Christine joined the precursor of Unimutual in July 2003 after gaining 12 years experience working in the Risk Management Office at the University of Sydney in the positions of Insurance Claims Officer and then subsequently as Insurance Manager a position which she held for 11 years. Prior to the positions held at the University of Sydney, Christine also held positions within the insurance industry with various insurers and a broker. Christine is currently a Fellow of the Australian and New Zealand Institute of Insurance and Finance, and a Member of the Risk Management Institute of Australasia.
What is your role at Regis?
My role at Regis is the Unimutual Member Services Manager. The role enables me to be involved in all aspects of the mutual including underwriting, risk management, claims and of course member services which includes the management of renewals, documentation, the online system and the annual conference. The role allows me to engage directly with the Members which has led me to meet some amazing individuals.
When was Unimutual established and who was it designed for?
Thirty years ago, commercial insurers were abandoning cover that they believed could not be underwritten economically. However, this cover was critical to universities and their unique set of risks. As a result, in 1989, the higher education sector decided to exercise control over its own destiny to protect itself from uncertainty in a challenging market where coverage was becoming expensive and difficult to obtain.
Unimutual was established to provide this cover for Australian universities, higher education providers and associated entities against a variety of specific risks, thereby giving the sector a more comprehensive and efficient alternative to traditional commercial insurance.
Born from a desire among its Members to have greater control over the particular costs and risks faced by higher education institutions, Unimutual today continues to provide a combination of comprehensive cover, value added advice and deep education sector knowledge that our Members tell us they find invaluable. This approach is as important today as it was in 1989.
What makes Unimutual different to insurers?
Unimutual is owned and controlled by the Members for the sole benefit and interest of the membership, Unimutual exists to deliver strategic and economic value to the higher education sector by supporting teaching and research through competitive pricing and unrivalled breadth of cover for essential property and liability protection. Unlike commercial insurance companies, its only goal is to provide value to our Members, not the pursuit of profit.
What led you to working in finance and insurance?

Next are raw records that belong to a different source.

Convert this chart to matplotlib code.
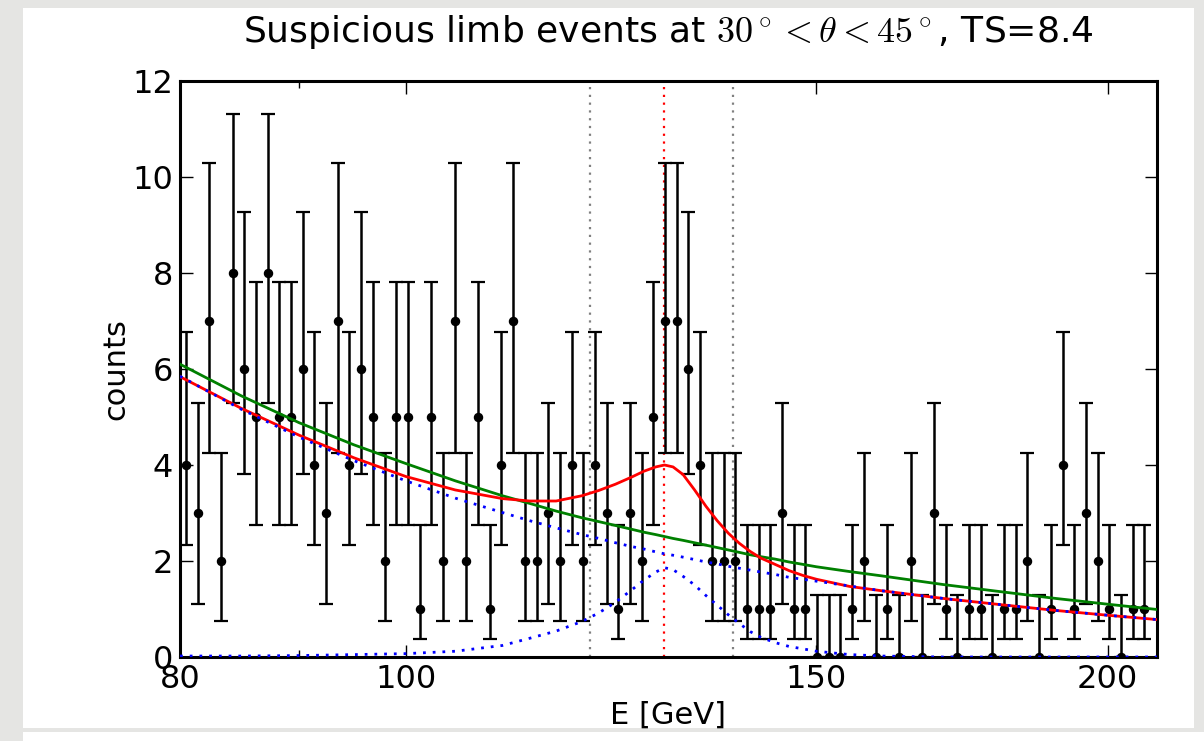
import matplotlib
matplotlib.use("Agg")
import matplotlib.pyplot as plt
from matplotlib.patches import Rectangle
import numpy as np

plt.rcParams['mathtext.fontset'] = 'cm'
plt.rcParams['font.family'] = 'DejaVu Sans'

# photon counts per log-spaced energy bin (80 - 208.6 GeV)
counts = [4, 3, 7, 2, 8, 6, 5, 8, 5, 5, 6, 4, 3, 7, 4, 6, 5, 2, 5, 5,
          1, 5, 2, 7, 2, 5, 1, 4, 7, 2, 2, 3, 2, 4, 2, 4, 3, 1, 3, 2,
          5, 7, 7, 6, 4, 2, 2, 2, 1, 1, 1, 3, 1, 1, 0, 0, 0, 1, 2, 0,
          1, 0, 2, 0, 3, 1, 0, 1, 1, 0, 1, 1, 2, 0, 1, 4, 1, 3, 2, 1,
          0, 1, 1]
e_lo, e_hi = 80.0, 208.6

# 68% Feldman-Cousins intervals for n = 0..8
fc_lower = [0.00, 0.37, 0.74, 1.10, 2.34, 2.75, 3.82, 4.25, 5.30]
fc_upper = [1.29, 2.75, 4.25, 5.30, 6.78, 7.81, 9.28, 10.30, 11.32]

# model curves
e_model = [80, 85, 90, 95, 100, 105, 110, 113, 116, 119, 121, 123, 125,
           126.5, 128, 129.1, 130.2, 131.5, 133, 134.5, 136, 137.5, 139,
           140.5, 142, 144, 146, 148, 150, 155, 160, 170, 180, 190, 200, 210]
bkg_only = [6.10, 5.44, 4.88, 4.42, 4.03, 3.67, 3.36, 3.20, 3.04, 2.90,
            2.82, 2.74, 2.66, 2.60, 2.55, 2.51, 2.47, 2.43, 2.38, 2.33,
            2.28, 2.23, 2.18, 2.13, 2.09, 2.04, 1.98, 1.93, 1.88, 1.78,
            1.69, 1.51, 1.36, 1.22, 1.10, 0.99]
bkg = [5.85, 5.16, 4.58, 4.09, 3.67, 3.31, 3.01, 2.84, 2.69, 2.55,
       2.47, 2.38, 2.30, 2.25, 2.19, 2.15, 2.12, 2.08, 2.03, 1.98,
       1.94, 1.89, 1.85, 1.81, 1.77, 1.72, 1.66, 1.62, 1.58, 1.48,
       1.38, 1.22, 1.09, 0.97, 0.87, 0.78]
line = [0.02, 0.02, 0.03, 0.05, 0.07, 0.12, 0.24, 0.39, 0.54, 0.74,
        0.92, 1.14, 1.40, 1.60, 1.77, 1.86, 1.82, 1.68, 1.50, 1.28,
        1.08, 0.88, 0.70, 0.53, 0.41, 0.30, 0.22, 0.17, 0.12, 0.05,
        0.02, 0.0, 0.0, 0.0, 0.0, 0.0]
total = [5.84, 5.18, 4.62, 4.15, 3.76, 3.48, 3.30, 3.25, 3.25, 3.36,
         3.47, 3.60, 3.75, 3.87, 3.96, 4.00, 3.96, 3.80, 3.48, 3.14,
         2.84, 2.58, 2.37, 2.20, 2.06, 1.93, 1.80, 1.70, 1.62, 1.47,
         1.38, 1.22, 1.09, 0.97, 0.87, 0.78]

e_line = 129.1
e_window = [120.0, 138.1]

edges = np.geomspace(e_lo, e_hi, len(counts) + 1)
centers = np.sqrt(edges[:-1] * edges[1:])
n = np.array(counts)
yerr = [n - np.array(fc_lower)[n], np.array(fc_upper)[n] - n]

fig = plt.figure(figsize=(12.04, 7.41), dpi=100, facecolor='#e5e5e3')
# white slide panel
fig.add_artist(Rectangle((23 / 1204, 1 - 728 / 741), 1171 / 1204, 720 / 741,
                         transform=fig.transFigure, facecolor='white',
                         edgecolor='none', zorder=-10))
fig.add_artist(Rectangle((23 / 1204, 0), 1181 / 1204, 9 / 741,
                         transform=fig.transFigure, facecolor='white',
                         edgecolor='none', zorder=-10))

ax = fig.add_axes([180 / 1204, 1 - 657 / 741, 977 / 1204, 576 / 741])
ax.set_xscale('log')

ax.errorbar(centers, n, yerr=yerr, fmt='o', color='k', ms=5.8,
            elinewidth=1.8, capsize=5, capthick=1.6, zorder=2)
ax.plot(e_model, bkg_only, color='g', lw=2, zorder=3)
ax.plot(e_model, total, color='r', lw=2, zorder=3)
ax.plot(e_model, bkg, color='b', lw=2, ls=(0, (1, 2.5)), zorder=4)
ax.plot(e_model, line, color='b', lw=2, ls=(0, (1, 2.5)), zorder=4)
for e in e_window:
    ax.axvline(e, color='0.5', lw=1.6, ls=(0, (1, 2.5)), zorder=1)
ax.axvline(e_line, color='r', lw=1.6, ls=(0, (1, 2.5)), zorder=1)

ax.set_xlim(80, 210)
ax.set_ylim(0, 12)
ax.set_xticks([80, 100, 150, 200])
ax.set_xticklabels(['80', '100', '150', '200'])
ax.set_xticks([90], minor=True)
ax.set_xticklabels([''], minor=True)
ax.set_yticks(range(0, 13, 2))

ax.tick_params(which='both', direction='in', top=True, right=True,
               labelsize=23, pad=5)
ax.tick_params(which='major', length=9, width=1)
ax.tick_params(which='minor', length=5, width=1)
for s in ax.spines.values():
    s.set_linewidth(2.2)

ax.set_xlabel('E [GeV]', fontsize=22, labelpad=4)
ax.set_ylabel('counts', fontsize=22, labelpad=1)
ax.set_title(r'Suspicious limb events at $30^\circ < \theta < 45^\circ$, TS=8.4',
             fontsize=26, pad=28)

fig.savefig('out.png', dpi=100, facecolor=fig.get_facecolor())
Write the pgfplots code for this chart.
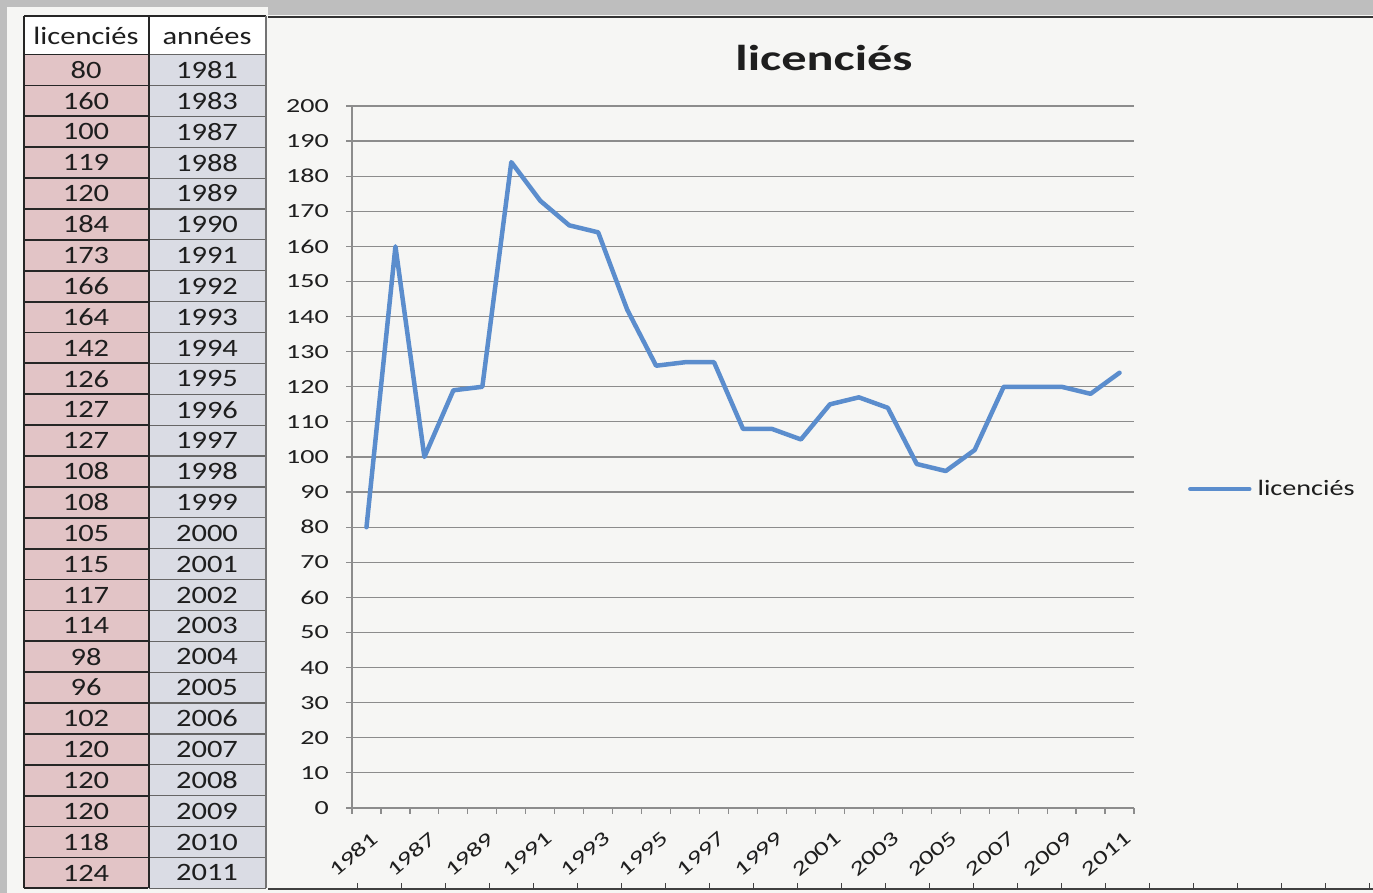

I fell into the insurance sector by accident. But once in the sector I discovered the diversity of options that existed within the insurance industry and in undertaking many insurance related educational courses through TAFE and University discovered a passion for lifelong learning.
If any, what challenges have you experienced as a woman in business during your career?
Personally, I have been very fortunate in my working career to have had extremely supportive Managers (all of whom have been male). I have always been encouraged and supported when I choose to undertake insurance related studies including the ANZIFF Fellowship. Whilst at the University of Sydney I started a family and was supported with a full home office set up which gave me the flexibility of working from home. I don’t feel that my gender hindered in any way my career progress.
Why is gender balance and having a more diverse workforce important, especially in senior management teams?
Diverse workforces in gender, nationality, age and backgrounds are important for the development and growth of a company. For a company to grow and adapt to a rapidly changing environment it requires the creativity and innovation from a variety of individuals. Different individuals will see problems and solutions in different ways. By having a diverse cooperative senior management team, the probability of finding a good solution to a problem is increased. There is also great deal of diversity amongst our Members and as such it is important that our team can engage with a wide range of people with different backgrounds who think in different ways.
How can the insurance industry attract, retain and develop greater diversity in the workplace?
Flexibility in the workplace is a key driver to attracting and retaining staff as a work life balance is highly rated. Providing the opportunity and encouraging lifelong learning is also important not only for the individuals own growth but also in the success of the company. Providing the opportunity for staff to provide input and discuss ideas in a collaborative and nonthreatening environment.
What is your proudest achievement?
I am proud to have been involved in the development and growth of Unimutual over the past 30 years. Either as a Member with involvement in the Unimutual Technical Committee and then as part of Unimutual working on improving the services provided to Members. What has given me the greatest satisfaction during my time with Unimutual is being able to develop and implement an online system to enable the efficient collection and storage of the Members underwriting, protections and claims data.
What is one piece of advice would you give any aspiring business managers reading this?
There are a few pieces of advice which I would like to impart to aspiring business managers:
Be open minded when approached with an idea that may not follow your current strategy or belief.
Listen to the idea not the individual proposing the idea.
Strive to learn something new each day.
Be supportive and encourage lifelong learning.
Be aware of your potential unconscious biases which may lead you to make certain decisions.